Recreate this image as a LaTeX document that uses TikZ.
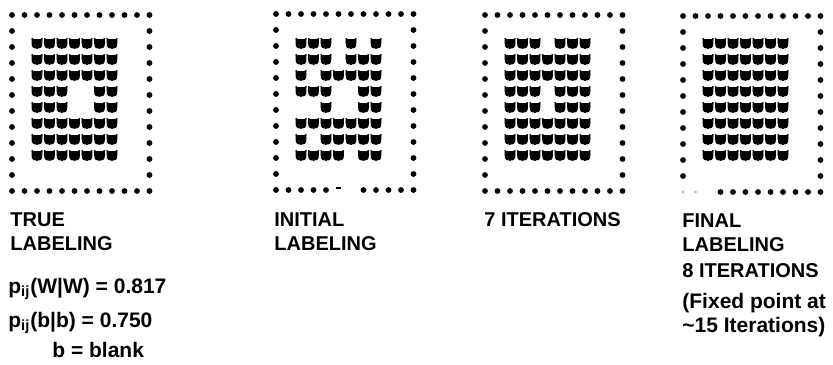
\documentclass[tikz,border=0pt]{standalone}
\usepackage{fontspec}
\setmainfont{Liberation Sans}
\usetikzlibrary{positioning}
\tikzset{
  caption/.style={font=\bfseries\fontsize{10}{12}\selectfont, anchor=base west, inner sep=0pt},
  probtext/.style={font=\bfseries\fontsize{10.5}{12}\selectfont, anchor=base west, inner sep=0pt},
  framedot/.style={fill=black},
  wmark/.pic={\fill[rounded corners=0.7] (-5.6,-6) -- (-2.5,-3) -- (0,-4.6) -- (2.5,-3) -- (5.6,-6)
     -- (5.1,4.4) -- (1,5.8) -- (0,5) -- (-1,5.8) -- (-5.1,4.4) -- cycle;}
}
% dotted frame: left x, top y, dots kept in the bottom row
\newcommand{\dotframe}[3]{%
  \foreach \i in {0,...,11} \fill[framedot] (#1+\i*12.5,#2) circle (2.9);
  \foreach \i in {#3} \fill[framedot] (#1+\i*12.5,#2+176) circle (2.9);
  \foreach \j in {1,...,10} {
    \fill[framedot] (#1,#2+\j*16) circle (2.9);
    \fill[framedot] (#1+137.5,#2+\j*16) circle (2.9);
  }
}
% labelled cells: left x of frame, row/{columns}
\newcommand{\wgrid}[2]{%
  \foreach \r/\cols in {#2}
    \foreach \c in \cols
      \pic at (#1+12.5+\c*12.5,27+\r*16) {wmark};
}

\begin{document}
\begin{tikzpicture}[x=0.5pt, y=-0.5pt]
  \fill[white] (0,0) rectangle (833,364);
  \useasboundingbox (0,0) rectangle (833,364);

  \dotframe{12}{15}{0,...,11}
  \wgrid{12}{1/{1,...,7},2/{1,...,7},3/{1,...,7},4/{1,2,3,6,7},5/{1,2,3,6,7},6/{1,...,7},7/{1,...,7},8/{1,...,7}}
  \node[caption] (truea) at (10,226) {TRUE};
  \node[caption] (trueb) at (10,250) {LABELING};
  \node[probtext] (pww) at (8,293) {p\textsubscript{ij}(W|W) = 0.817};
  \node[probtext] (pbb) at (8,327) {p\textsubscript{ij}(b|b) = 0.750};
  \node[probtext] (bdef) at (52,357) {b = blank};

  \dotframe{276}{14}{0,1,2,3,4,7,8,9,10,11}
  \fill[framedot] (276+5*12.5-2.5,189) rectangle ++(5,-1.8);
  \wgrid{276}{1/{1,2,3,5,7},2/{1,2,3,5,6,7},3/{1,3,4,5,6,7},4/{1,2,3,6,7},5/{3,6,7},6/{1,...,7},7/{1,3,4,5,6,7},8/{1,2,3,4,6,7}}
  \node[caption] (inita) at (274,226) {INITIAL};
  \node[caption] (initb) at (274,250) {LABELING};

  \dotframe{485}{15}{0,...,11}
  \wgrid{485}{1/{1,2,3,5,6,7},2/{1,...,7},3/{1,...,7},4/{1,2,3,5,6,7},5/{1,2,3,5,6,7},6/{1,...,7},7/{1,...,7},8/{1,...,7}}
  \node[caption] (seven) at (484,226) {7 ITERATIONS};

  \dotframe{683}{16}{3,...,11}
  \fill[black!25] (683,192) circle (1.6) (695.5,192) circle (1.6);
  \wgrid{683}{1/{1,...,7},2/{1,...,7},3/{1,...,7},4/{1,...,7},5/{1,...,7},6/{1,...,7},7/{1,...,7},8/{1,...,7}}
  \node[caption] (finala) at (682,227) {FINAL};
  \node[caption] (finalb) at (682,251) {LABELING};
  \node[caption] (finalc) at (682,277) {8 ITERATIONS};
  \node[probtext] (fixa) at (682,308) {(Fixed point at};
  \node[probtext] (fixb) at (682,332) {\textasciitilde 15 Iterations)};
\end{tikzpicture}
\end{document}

• • • • • • •

# [Short exercise]
Quote the preceding listing precisely and completely, omitting its images.

# [Correct response]
Recreate this image as a LaTeX document that uses TikZ.
\documentclass[tikz,border=0pt]{standalone}
\usepackage{fontspec}
\setmainfont{Liberation Sans}
\usetikzlibrary{positioning}
\tikzset{
  caption/.style={font=\bfseries\fontsize{10}{12}\selectfont, anchor=base west, inner sep=0pt},
  probtext/.style={font=\bfseries\fontsize{10.5}{12}\selectfont, anchor=base west, inner sep=0pt},
  framedot/.style={fill=black},
  wmark/.pic={\fill[rounded corners=0.7] (-5.6,-6) -- (-2.5,-3) -- (0,-4.6) -- (2.5,-3) -- (5.6,-6)
     -- (5.1,4.4) -- (1,5.8) -- (0,5) -- (-1,5.8) -- (-5.1,4.4) -- cycle;}
}
% dotted frame: left x, top y, dots kept in the bottom row
\newcommand{\dotframe}[3]{%
  \foreach \i in {0,...,11} \fill[framedot] (#1+\i*12.5,#2) circle (2.9);
  \foreach \i in {#3} \fill[framedot] (#1+\i*12.5,#2+176) circle (2.9);
  \foreach \j in {1,...,10} {
    \fill[framedot] (#1,#2+\j*16) circle (2.9);
    \fill[framedot] (#1+137.5,#2+\j*16) circle (2.9);
  }
}
% labelled cells: left x of frame, row/{columns}
\newcommand{\wgrid}[2]{%
  \foreach \r/\cols in {#2}
    \foreach \c in \cols
      \pic at (#1+12.5+\c*12.5,27+\r*16) {wmark};
}

\begin{document}
\begin{tikzpicture}[x=0.5pt, y=-0.5pt]
  \fill[white] (0,0) rectangle (833,364);
  \useasboundingbox (0,0) rectangle (833,364);

  \dotframe{12}{15}{0,...,11}
  \wgrid{12}{1/{1,...,7},2/{1,...,7},3/{1,...,7},4/{1,2,3,6,7},5/{1,2,3,6,7},6/{1,...,7},7/{1,...,7},8/{1,...,7}}
  \node[caption] (truea) at (10,226) {TRUE};
  \node[caption] (trueb) at (10,250) {LABELING};
  \node[probtext] (pww) at (8,293) {p\textsubscript{ij}(W|W) = 0.817};
  \node[probtext] (pbb) at (8,327) {p\textsubscript{ij}(b|b) = 0.750};
  \node[probtext] (bdef) at (52,357) {b = blank};

  \dotframe{276}{14}{0,1,2,3,4,7,8,9,10,11}
  \fill[framedot] (276+5*12.5-2.5,189) rectangle ++(5,-1.8);
  \wgrid{276}{1/{1,2,3,5,7},2/{1,2,3,5,6,7},3/{1,3,4,5,6,7},4/{1,2,3,6,7},5/{3,6,7},6/{1,...,7},7/{1,3,4,5,6,7},8/{1,2,3,4,6,7}}
  \node[caption] (inita) at (274,226) {INITIAL};
  \node[caption] (initb) at (274,250) {LABELING};

  \dotframe{485}{15}{0,...,11}
  \wgrid{485}{1/{1,2,3,5,6,7},2/{1,...,7},3/{1,...,7},4/{1,2,3,5,6,7},5/{1,2,3,5,6,7},6/{1,...,7},7/{1,...,7},8/{1,...,7}}
  \node[caption] (seven) at (484,226) {7 ITERATIONS};

  \dotframe{683}{16}{3,...,11}
  \fill[black!25] (683,192) circle (1.6) (695.5,192) circle (1.6);
  \wgrid{683}{1/{1,...,7},2/{1,...,7},3/{1,...,7},4/{1,...,7},5/{1,...,7},6/{1,...,7},7/{1,...,7},8/{1,...,7}}
  \node[caption] (finala) at (682,227) {FINAL};
  \node[caption] (finalb) at (682,251) {LABELING};
  \node[caption] (finalc) at (682,277) {8 ITERATIONS};
  \node[probtext] (fixa) at (682,308) {(Fixed point at};
  \node[probtext] (fixb) at (682,332) {\textasciitilde 15 Iterations)};
\end{tikzpicture}
\end{document}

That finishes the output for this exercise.